² “Si el libro que leemos no nos despierta de un puñetazo en el cráneo ¿para qué leerlo? ¿Para que nos haga felices, como dices? Por Dios: lo seríamos igual si no contáramos con ningún libro, y de ser necesario podríamos escribir los libros que necesitáramos para ser felices [...] Un libro debe ser el hacha que rompa nuestro mar congelado.”

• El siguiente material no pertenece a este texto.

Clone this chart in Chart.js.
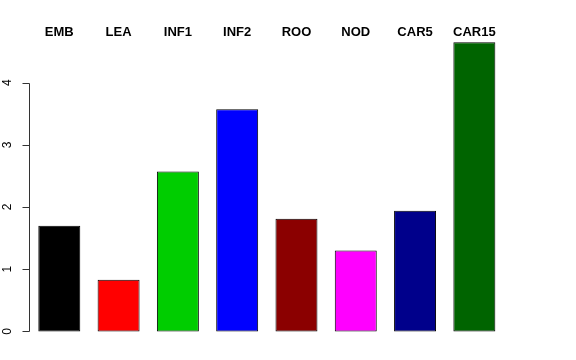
<!DOCTYPE html>
<html>
<head>
<meta charset="utf-8">
<script src="https://cdn.jsdelivr.net/npm/chart.js@4/dist/chart.umd.min.js"></script>
<style>
  html, body { margin: 0; padding: 0; background: #ffffff; }
  #wrap { width: 576px; height: 360px; }
</style>
</head>
<body>
<div id="wrap"><canvas id="c" width="576" height="360"></canvas></div>
<script>
const categories = ['EMB', 'LEA', 'INF1', 'INF2', 'ROO', 'NOD', 'CAR5', 'CAR15'];
const values = [1.70, 0.83, 2.57, 3.57, 1.81, 1.30, 1.94, 4.65];
const barColors = ['#000000', '#FF0000', '#00CD00', '#0000FF', '#8B0000', '#FF00FF', '#00008B', '#006400'];
const yTickValues = [0, 1, 2, 3, 4];

const rAxisPlugin = {
  id: 'rAxis',
  afterDraw(chart) {
    const ctx = chart.ctx;
    const y = chart.scales.y;
    const x0 = Math.round(chart.chartArea.left - 1) + 0.5;
    const yTop = y.getPixelForValue(yTickValues[yTickValues.length - 1]);
    const yBot = y.getPixelForValue(yTickValues[0]);
    ctx.save();
    ctx.strokeStyle = '#333333';
    ctx.lineWidth = 1;
    ctx.beginPath();
    ctx.moveTo(x0, Math.round(yTop) + 0.5);
    ctx.lineTo(x0, Math.round(yBot) + 0.5);
    yTickValues.forEach(v => {
      const py = Math.round(y.getPixelForValue(v)) + 0.5;
      ctx.moveTo(x0, py);
      ctx.lineTo(x0 - 7, py);
    });
    ctx.stroke();
    ctx.fillStyle = '#000000';
    ctx.font = '12px "Liberation Sans", Arial, sans-serif';
    ctx.textAlign = 'center';
    ctx.textBaseline = 'middle';
    yTickValues.forEach(v => {
      const py = y.getPixelForValue(v);
      ctx.save();
      ctx.translate(7.5, py);
      ctx.rotate(-Math.PI / 2);
      ctx.fillText(String(v), 0, 0);
      ctx.restore();
    });
    ctx.restore();
  }
};

new Chart(document.getElementById('c'), {
  type: 'bar',
  data: {
    labels: categories,
    datasets: [{
      data: values,
      backgroundColor: barColors,
      borderColor: '#000000',
      borderWidth: 1,
      borderSkipped: false,
      barPercentage: 0.708,
      categoryPercentage: 1.0,
      clip: false
    }]
  },
  options: {
    responsive: false,
    animation: false,
    devicePixelRatio: 1,
    layout: { padding: { left: 29.65, right: 72, top: 25, bottom: 14 } },
    plugins: { legend: { display: false }, tooltip: { enabled: false } },
    scales: {
      x: {
        position: 'top',
        grid: { display: false, drawTicks: false },
        border: { display: false },
        ticks: {
          color: '#000000',
          font: { family: '"Liberation Sans", Arial, sans-serif', size: 13, weight: 'bold' },
          padding: 0,
          maxRotation: 0,
          minRotation: 0,
          autoSkip: false
        }
      },
      y: {
        display: false,
        min: -0.234,
        max: 4.675
      }
    }
  },
  plugins: [rAxisPlugin]
});
</script>
</body>
</html>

³ Acabo de recordar a Winston Smith, el protagonista de 1984. Creo que Orwell demostró bien que a pesar de la omnipresencia del régimen, aunque éste invada nuestra vida más íntima y termine apaleando a quien se le oponga, el hombre puede adquirir conciencia para oponérsele. Lo curioso es que en Winston la subversión surge más allá del contacto con el ámbito ficcional, y se reafirma en el mismo –es decir, cuando lee a Golstein. Julia, en cambio, se opone al régimen con el sentir, por su sentir libre, y luego, al igual que Winston, lee el libro. Ya ambos habían asumido una actitud tímidamente activa, y no fueron los únicos. El régimen, de todos modos, se encargó de destruirlos; Winston fue nuevamente sojuzgado, y se le hizo creer que la oposición al régimen era absurda. La toma de conciencia, se le dice, había sido permitida por el Gran Hermano. Sin embargo, no fue necesariamente motivada; eso sí provino de él, y eso es lo importante. Golstein, por su parte, dio las herramientas para que pensaran un nuevo mundo, que no pudo ser, que probablemente, en la visión de Orwell, no iba a poder ser posible. Inclusive, Golstein fue absorbido por el régimen para su empleo en determinadas personas, pero por algo no fue mostrado abiertamente a toda la población: podía seguir siendo peligroso. Lo destacable es que de todos modos, a pesar de la presencia aplastante del régimen, un espacio mínimo de libertad existió, fue abierto por el mismo hombre y ampliado con la ficción.

* Esto no implica una justificación. De sus mentiras y sus verdades, uno sigue siendo responsable.